A way forward for the performing arts
There aren’t many sectors that have been hit harder by COVID-19 than the arts. In a previous bulletin, we looked at how one enterprising gallery – Hastings Contemporary – found ways to stay visible and solvent thanks to a robot and the support of a famous artist.
But for performing arts organisations there are no such options. There is no escaping the stark fact that the doors of theatres and concert halls will have to remain shut for some time, despite the slow reawakening of other sectors all around them. From Glastonbury to Glyndebourne, the West End to regional repertory companies, numerous arts organisations have been forced into a prolonged furloughed hibernation.
With most venues requiring 70% occupancy or more to break even – some smaller venues struggle to make ends meet with a full house – the idea of socially distant performances is a non-starter for almost everyone. Of the approximately 700,000 people employed by the arts and recreation sectors, around half have been furloughed, according to the government’s own figures. But with the furlough scheme due to close on 31 October and no imminent prospect of most venues being able to open, the crisis seemed certain to enter a dark new phase – an ITV News survey suggested that more than 97% of venues faced permanent closure.
Charlotte Jones, CEO of the Independent Theatre Council (ITC), which acts as a management association for around 550 performing arts organisations across the UK, says the financial risk isn’t evenly spread. She says: “Quite often, it’s the smallest organisations that carry a disproportionate share of the risk. If you take a classic tour of a new play, the chances are it will take in a range of venues, some of which will be prepared to share the risk burden by sharing box office but others will insist on the touring company hiring the venue or taking the lion’s share of revenues. Quite a few companies are expected to take the full cost of cancellation. And that can be ruinous.”
Rishi to the rescue?
Into this existential crisis on 5 July stepped the UK government with a huge £1.57bn bailout package described by Chancellor Rishi Sunak as the biggest-ever single investment in UK culture. The Chancellor said: “We’re giving them the vital cash they need to safeguard their survival, helping to protect jobs and ensuring that they can continue to provide the sights and sounds that Britain is famous for.”
But is that true? Will the bailout go far enough and what can struggling arts organisations do to safeguard their future?
Charlotte believes the performing arts are, to an extent, a victim of their own success. She says: “Most of our members are touring companies and over the years they have been expected to make more and more of the money they need to survive from earned income rather than funding. And they’ve done that incredibly successfully. But as this crisis shows, when their source of revenue dries up they are incredibly exposed.”

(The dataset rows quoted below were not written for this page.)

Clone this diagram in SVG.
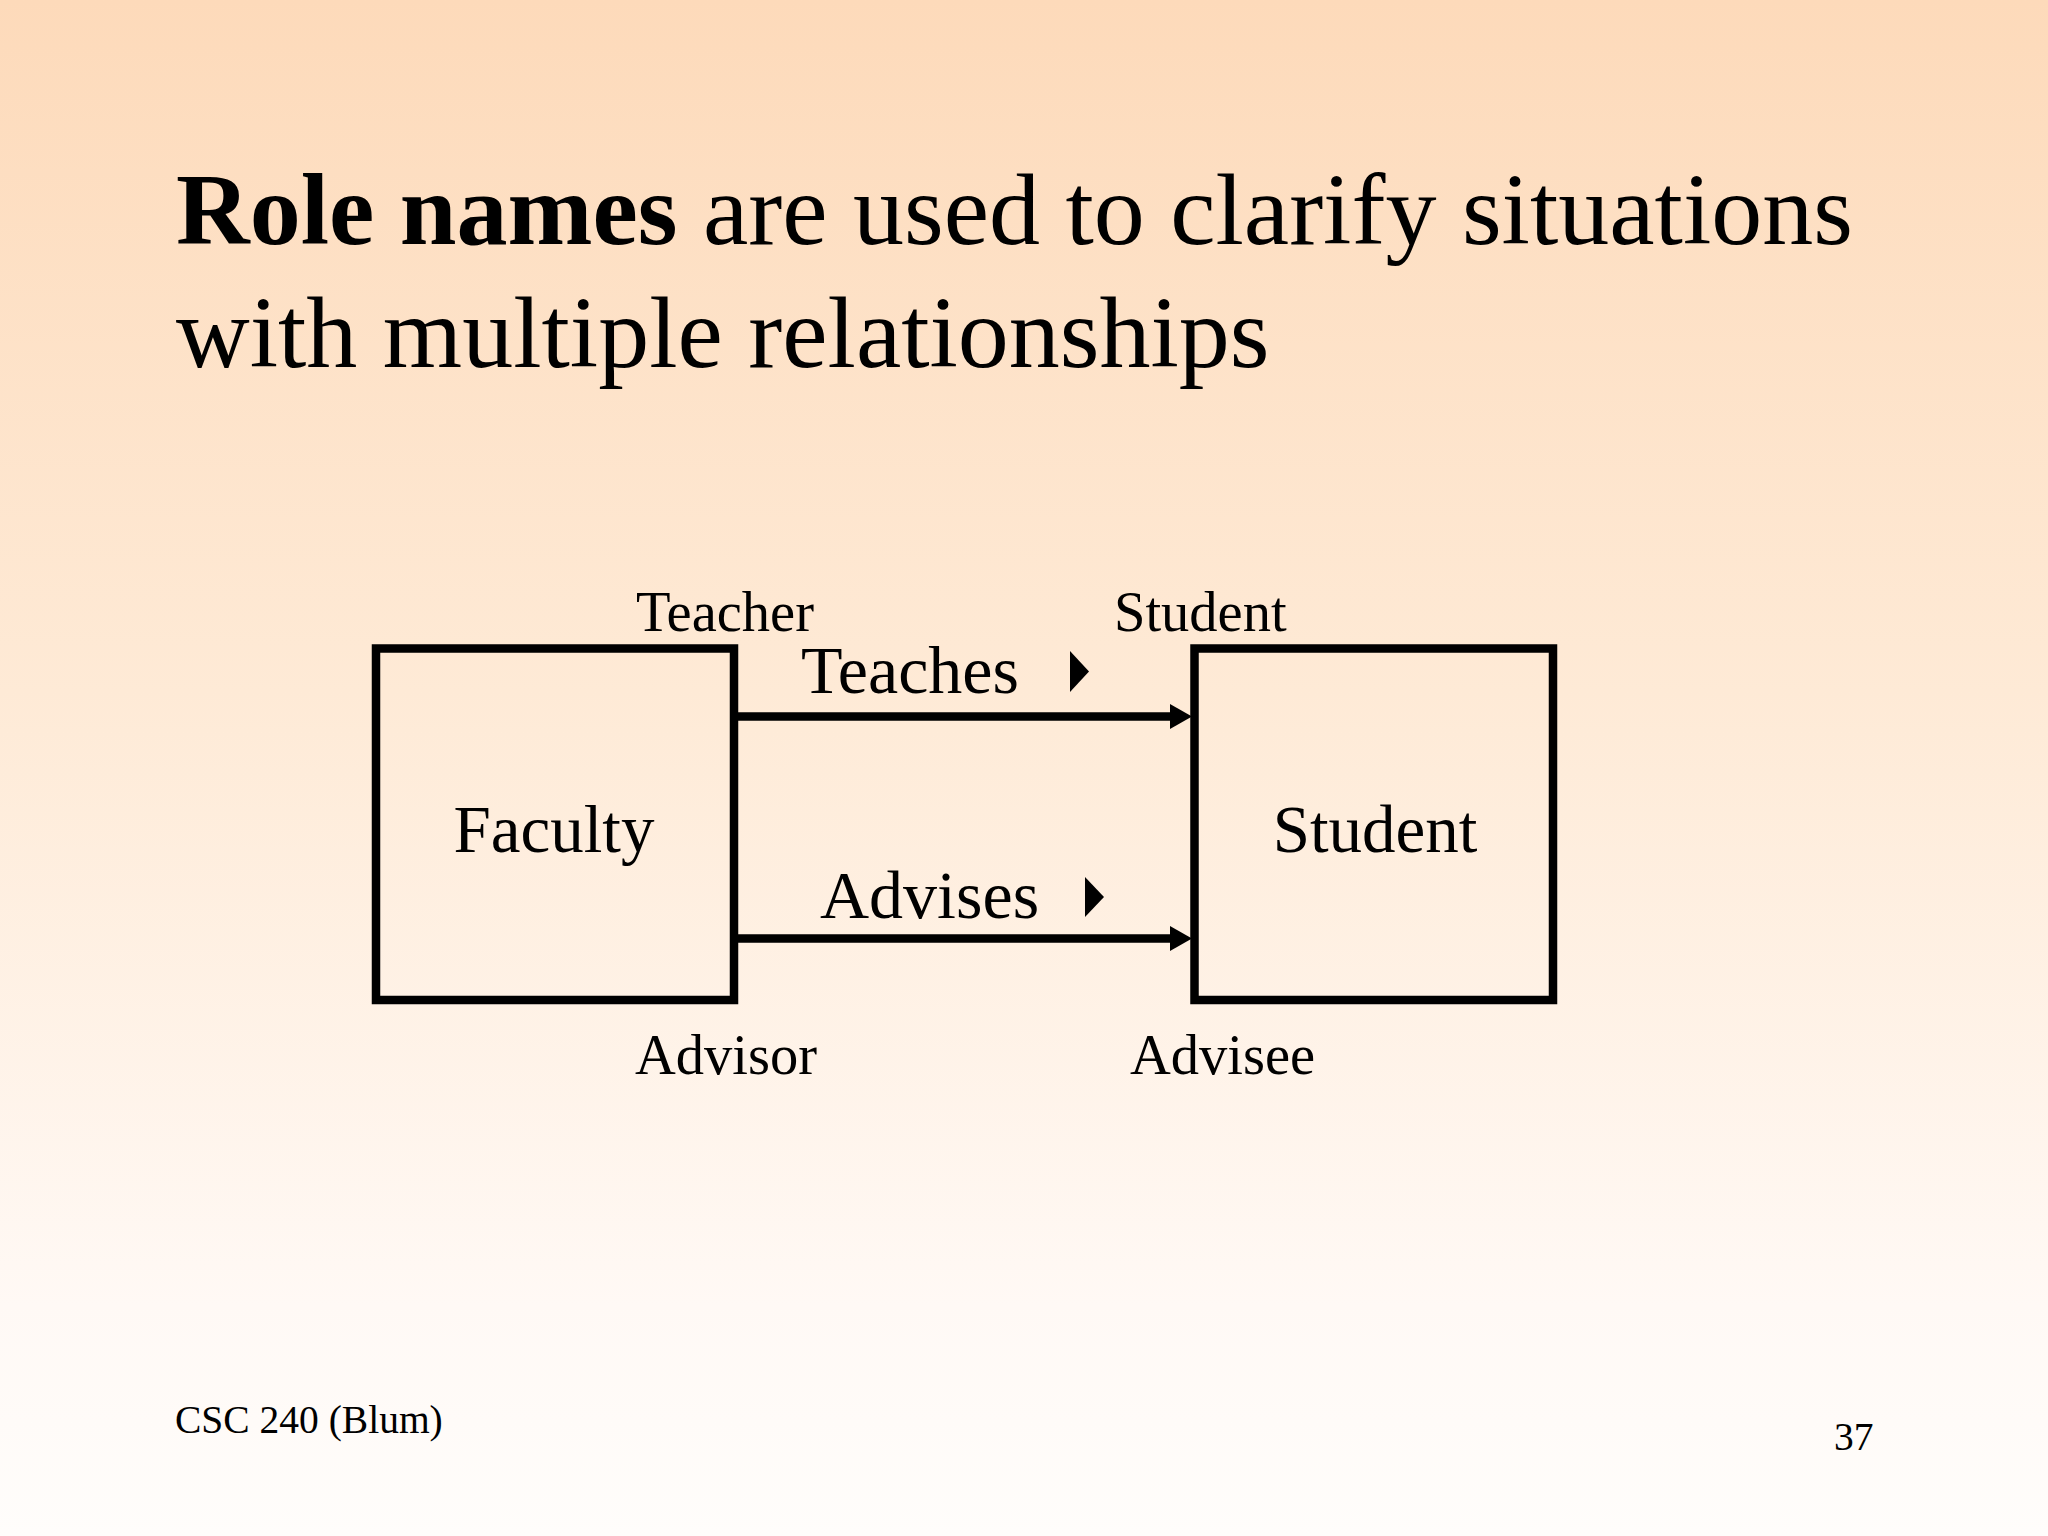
<svg xmlns="http://www.w3.org/2000/svg" width="2048" height="1536" viewBox="0 0 2048 1536">
<defs>
<linearGradient id="bg" x1="0" y1="0" x2="0" y2="1">
<stop offset="0" stop-color="#FDDABA"/>
<stop offset="0.45" stop-color="#FEEAD6"/>
<stop offset="0.85" stop-color="#FFF9F5"/>
<stop offset="1" stop-color="#FFFDFB"/>
</linearGradient>
<marker id="arrow" markerUnits="userSpaceOnUse" viewBox="0 0 22 25" markerWidth="22" markerHeight="25" refX="0" refY="12.5" orient="auto">
<path d="M0,0 L22,12.5 L0,25 z" fill="#000"/>
</marker>
<style>
text { font-family: "Liberation Serif", "Times New Roman", serif; fill: #000; }
.title { font-size: 102px; }
.node { fill: none; stroke: #000; stroke-width: 8.5; }
.name { font-size: 67px; text-anchor: middle; }
.rel { font-size: 68px; }
.role { font-size: 56.5px; }
.foot { font-size: 39.5px; }
.conn { stroke: #000; stroke-width: 8.5; fill: none; }
</style>
</defs>
<rect x="0" y="0" width="2048" height="1536" fill="url(#bg)"/>
<g id="title">
<text class="title" x="176" y="244"><tspan font-weight="bold">Role names</tspan> are used to clarify situations</text>
<text class="title" x="176" y="367">with multiple relationships</text>
</g>
<g id="faculty">
<rect class="node" x="376" y="648.5" width="358" height="351.5"/>
<text class="name" x="554" y="852">Faculty</text>
</g>
<g id="student">
<rect class="node" x="1194.5" y="648.5" width="358.5" height="351.5"/>
<text class="name" x="1375" y="852">Student</text>
</g>
<g id="connectors">
<g id="teaches">
<line class="conn" x1="738" y1="716.5" x2="1170" y2="716.5" marker-end="url(#arrow)"/>
<text class="rel" x="801" y="693">Teaches</text>
<polygon points="1070,651 1089,671.5 1070,692" fill="#000"/>
<text class="role" x="636" y="631" font-size="57.5">Teacher</text>
<text class="role" x="1114" y="631">Student</text>
</g>
<g id="advises">
<line class="conn" x1="738" y1="938.5" x2="1170" y2="938.5" marker-end="url(#arrow)"/>
<text class="rel" x="820" y="918">Advises</text>
<polygon points="1085,877 1104,897 1085,917" fill="#000"/>
<text class="role" x="635" y="1074">Advisor</text>
<text class="role" x="1130" y="1074">Advisee</text>
</g>
</g>
<g id="footer">
<text class="foot" x="175" y="1433">CSC 240 (Blum)</text>
<text class="foot" x="1834" y="1450">37</text>
</g>
</svg>
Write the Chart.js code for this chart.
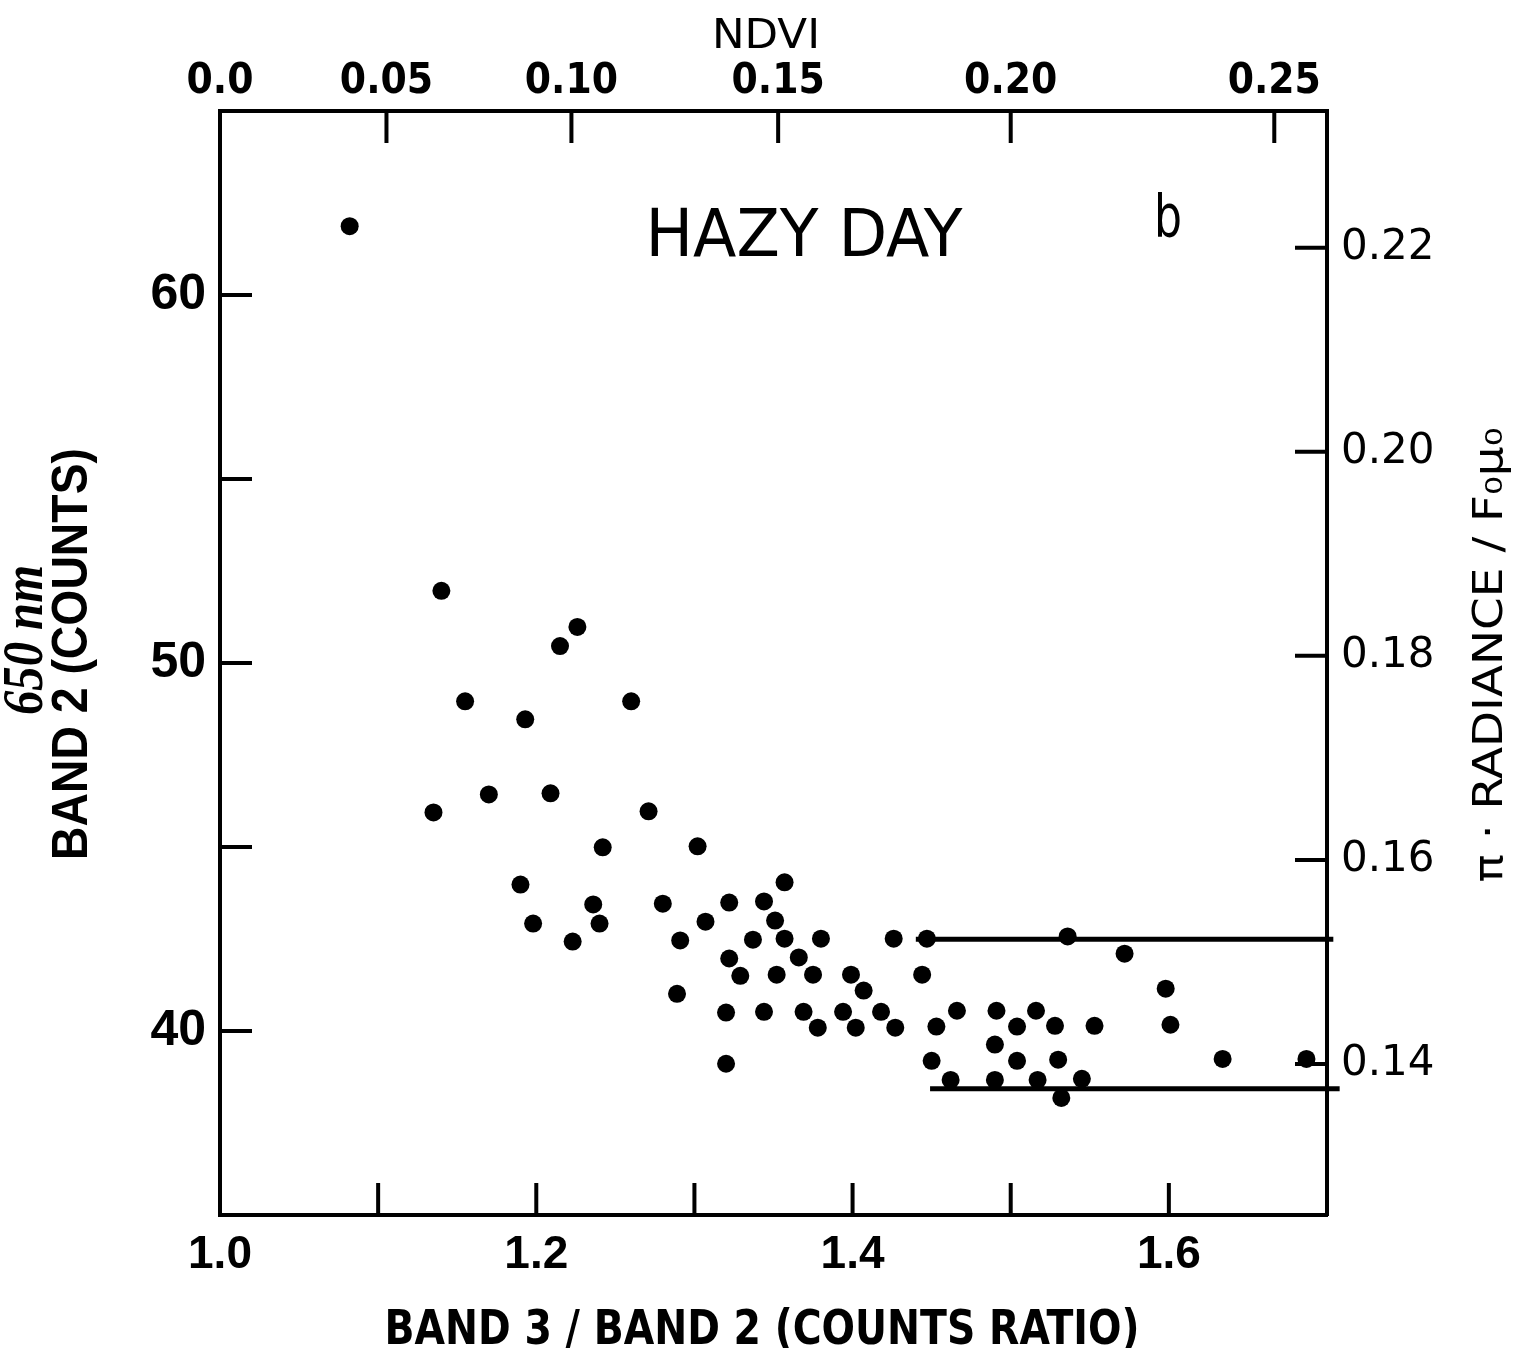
<!DOCTYPE html>
<html>
<head>
<meta charset="utf-8">
<script src="https://cdn.jsdelivr.net/npm/chart.js@4.4.0/dist/chart.umd.min.js"></script>
<style>
  html, body { margin: 0; padding: 0; background: #fff; }
  #wrap { width: 1520px; height: 1348px; position: relative; }
</style>
</head>
<body>
<div id="wrap"><canvas id="hazyChart"></canvas></div>
<script>
// Band 3 / Band 2 counts ratio (x) against band 2 counts (y)
const ratioValues = [
  1.082, 1.140, 1.226, 1.215, 1.155, 1.260, 1.193, 1.170, 1.209, 1.135,
  1.271, 1.242, 1.302, 1.190, 1.236, 1.280, 1.198, 1.240, 1.223, 1.291,
  1.307, 1.357, 1.322, 1.344, 1.351, 1.337, 1.357, 1.380, 1.426, 1.447,
  1.322, 1.366, 1.329, 1.352, 1.375, 1.399, 1.444, 1.289, 1.407, 1.320,
  1.344, 1.369, 1.394, 1.418, 1.466, 1.491, 1.516, 1.378, 1.402, 1.427,
  1.453, 1.504, 1.528, 1.553, 1.601, 1.320, 1.450, 1.536, 1.572, 1.598,
  1.490, 1.504, 1.530, 1.634, 1.687, 1.462, 1.490, 1.517, 1.545, 1.532
];
const countValues = [
  61.87, 51.96, 50.98, 50.46, 48.96, 48.96, 48.47, 46.43, 46.46, 45.94,
  45.97, 44.99, 45.02, 43.98, 43.44, 43.46, 42.92, 42.92, 42.43, 42.46,
  42.97, 44.04, 43.49, 43.52, 43.00, 42.48, 42.51, 42.51, 42.51, 42.51,
  41.97, 42.00, 41.50, 41.53, 41.53, 41.53, 41.53, 41.01, 41.10, 40.50,
  40.52, 40.52, 40.52, 40.52, 40.55, 40.55, 40.55, 40.09, 40.09, 40.09,
  40.12, 40.12, 40.14, 40.14, 40.17, 39.11, 39.19, 42.57, 42.10, 41.15,
  39.63, 39.19, 39.22, 39.24, 39.24, 38.67, 38.67, 38.67, 38.70, 38.18
];

// the two horizontal bounding lines
const upperLineX = [1.440, 1.704];
const upperLineY = [42.49, 42.49];
const lowerLineX = [1.449, 1.708];
const lowerLineY = [38.43, 38.43];

// axes
const ratioTicks = [1.0, 1.1, 1.2, 1.3, 1.4, 1.5, 1.6, 1.7];
const ratioLabels = ['1.0', '', '1.2', '', '1.4', '', '1.6', ''];
const ndviTicks = [0.0, 0.05, 0.10, 0.15, 0.20, 0.25];
const ndviLabels = ['0.0', '0.05', '0.10', '0.15', '0.20', '0.25'];
const countTicks = [40, 45, 50, 55, 60];
const countLabels = ['40', '', '50', '', '60'];
const radianceTicks = [0.14, 0.16, 0.18, 0.20, 0.22];
const radianceLabels = ['0.14', '0.16', '0.18', '0.20', '0.22'];

const INK = '#000';
const TICK_LEN = 32;

function toPoints(xs, ys) {
  return xs.map((x, i) => ({ x: x, y: ys[i] }));
}

function fixedSize(size) {
  return function (scale) {
    if (scale.isHorizontal()) scale.height = size;
    else scale.width = size;
  };
}

function fitText(ctx, text, x, y, width, font, rotate) {
  ctx.save();
  ctx.font = font;
  ctx.translate(x, y);
  if (rotate) ctx.rotate(-Math.PI / 2);
  const w = ctx.measureText(text).width;
  ctx.scale(width / w, 1);
  ctx.textAlign = 'center';
  ctx.textBaseline = 'alphabetic';
  ctx.fillStyle = INK;
  ctx.fillText(text, 0, 0);
  ctx.restore();
}

// tick marks point into the plot
const inwardTicks = {
  id: 'inwardTicks',
  afterDraw(chart) {
    const { ctx, chartArea: a, scales } = chart;
    ctx.save();
    ctx.strokeStyle = INK;
    ctx.lineWidth = 4;
    ctx.beginPath();
    scales.x.ticks.forEach(t => {
      const px = scales.x.getPixelForValue(t.value);
      if (px < a.left + 3 || px > a.right - 3) return;
      ctx.moveTo(px, a.bottom);
      ctx.lineTo(px, a.bottom - TICK_LEN);
    });
    scales.x2.ticks.forEach(t => {
      const px = scales.x2.getPixelForValue(t.value);
      if (px < a.left + 3 || px > a.right - 3) return;
      ctx.moveTo(px, a.top);
      ctx.lineTo(px, a.top + TICK_LEN);
    });
    scales.y.ticks.forEach(t => {
      const py = scales.y.getPixelForValue(t.value);
      ctx.moveTo(a.left, py);
      ctx.lineTo(a.left + TICK_LEN, py);
    });
    scales.y2.ticks.forEach(t => {
      const py = scales.y2.getPixelForValue(t.value);
      ctx.moveTo(a.right, py);
      ctx.lineTo(a.right - TICK_LEN, py);
    });
    ctx.stroke();
    ctx.restore();
  }
};

// axis titles and annotations
const chartText = {
  id: 'chartText',
  afterDraw(chart) {
    const ctx = chart.ctx;
    fitText(ctx, 'NDVI', 766, 48, 108, '41px "DejaVu Sans Condensed"', false);
    fitText(ctx, 'BAND 3 / BAND 2 (COUNTS RATIO)', 762, 1344, 755, 'bold 48px "DejaVu Sans Condensed"', false);
    fitText(ctx, 'BAND 2 (COUNTS)', 87, 654, 412, 'bold 50px "Liberation Sans"', true);
    fitText(ctx, '650 nm', 42, 640, 150, 'bold italic 58px "Liberation Serif"', true);
    fitText(ctx, 'π · RADIANCE / F₀μ₀', 1502, 655, 455, '40px "DejaVu Sans Condensed"', true);
    fitText(ctx, 'HAZY DAY', 804, 256, 317, '66px "DejaVu Sans Condensed"', false);
    fitText(ctx, 'b', 1168, 237, 28, '58px "DejaVu Sans"', false);
  }
};

const ctx = document.getElementById('hazyChart').getContext('2d');
new Chart(ctx, {
  type: 'scatter',
  data: {
    datasets: [
      {
        label: 'Hazy day',
        data: toPoints(ratioValues, countValues),
        backgroundColor: INK,
        borderWidth: 0,
        pointRadius: 9,
        pointHoverRadius: 9
      },
      {
        label: 'Upper bound',
        data: toPoints(upperLineX, upperLineY),
        showLine: true,
        borderColor: INK,
        borderWidth: 5,
        pointRadius: 0,
        clip: false
      },
      {
        label: 'Lower bound',
        data: toPoints(lowerLineX, lowerLineY),
        showLine: true,
        borderColor: INK,
        borderWidth: 5,
        pointRadius: 0,
        clip: false
      }
    ]
  },
  options: {
    responsive: true,
    maintainAspectRatio: false,
    animation: false,
    layout: { padding: 0 },
    plugins: {
      legend: { display: false },
      tooltip: { enabled: false }
    },
    scales: {
      x: {
        type: 'linear',
        position: 'bottom',
        min: 1.0,
        max: 1.7,
        afterBuildTicks: s => { s.ticks = ratioTicks.map(v => ({ value: v })); },
        afterFit: fixedSize(133),
        grid: { display: false, drawTicks: false },
        border: { display: true, color: INK, width: 4 },
        ticks: {
          autoSkip: false,
          maxRotation: 0,
          padding: 13,
          color: INK,
          font: { family: 'Liberation Sans', size: 46, weight: 'bold' },
          callback: (v, i) => ratioLabels[i]
        }
      },
      x2: {
        type: 'linear',
        position: 'top',
        min: 1.0,
        max: 1.7,
        afterBuildTicks: s => { s.ticks = ndviTicks.map(n => ({ value: (1 + n) / (1 - n) })); },
        afterFit: fixedSize(111),
        grid: { display: false, drawTicks: false },
        border: { display: true, color: INK, width: 4 },
        ticks: {
          autoSkip: false,
          maxRotation: 0,
          padding: 4,
          color: INK,
          font: { family: 'DejaVu Sans Condensed', size: 42, weight: 'bold' },
          callback: (v, i) => ndviLabels[i]
        }
      },
      y: {
        type: 'linear',
        position: 'left',
        min: 35,
        max: 65,
        afterBuildTicks: s => { s.ticks = countTicks.map(v => ({ value: v })); },
        afterFit: fixedSize(220),
        grid: { display: false, drawTicks: false },
        border: { display: true, color: INK, width: 4 },
        ticks: {
          autoSkip: false,
          padding: 14,
          color: INK,
          font: { family: 'Liberation Sans', size: 50, weight: 'bold' },
          callback: (v, i) => countLabels[i]
        }
      },
      y2: {
        type: 'linear',
        position: 'right',
        min: 0.1252,
        max: 0.2334,
        afterBuildTicks: s => { s.ticks = radianceTicks.map(v => ({ value: v })); },
        afterFit: fixedSize(193),
        grid: { display: false, drawTicks: false },
        border: { display: true, color: INK, width: 4 },
        ticks: {
          autoSkip: false,
          padding: 14,
          color: INK,
          font: { family: 'DejaVu Sans', size: 42 },
          callback: (v, i) => radianceLabels[i]
        }
      }
    }
  },
  plugins: [inwardTicks, chartText]
});

document.getElementById('hazyChart').parentElement.style.height = '1348px';
</script>
</body>
</html>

Many arts organisations are effectively still on ice, according to Charlotte, surviving on the furlough scheme while they monitor developments. She says it’s still unclear what effect the imminent end of the scheme and the bailout money will have. She says: “It sounds like a lot of money but this is a massive sector so it will need to be spread relatively thinly. The government has given the money to bodies such as the Arts Council to administer and it’s still unclear how it’s going to be used. Is it going to be compensation for lost income or will it be used in a more strategic and forward-looking way to help rebuild the sector and protect its future? We just don’t know yet so we’re in this tantalising but also very weird, unnerving period.”
Amid all this uncertainty, Charlotte sees signs of hope. She says: “People are experimenting. If they can’t make money they’re looking for ways just to stay visible. There’s one Liverpool company called 20 Stories High that’s turning up on the doorsteps of people who are shielding from the virus and performing quick ten-minute pieces of interactive theatre that help people to feel connected again. I spoke to a dance company that’s been working with schools online, and another rural theatre company that’s created cabaret-style events to enable social distancing.”
Charlotte says it’s time to think outside the box. She says: “The key is to think creatively and differently – and not to rule anything out. We must all be prepared to investigate completely different business models and ways of working.
“It’s a good time for arts organisations to revisit their fundamental values and reconnect with what they’re here to do. I believe boards have a vital role to play in this process. This is a time for focused, measured practical leadership.
“Most arts organisations don’t exist to make money. They fulfil an important role. Theatre in particular brings people together; it’s all about the shared experience. It connects people and helps us all to make sense of a confusing world. We’ve never needed it more.”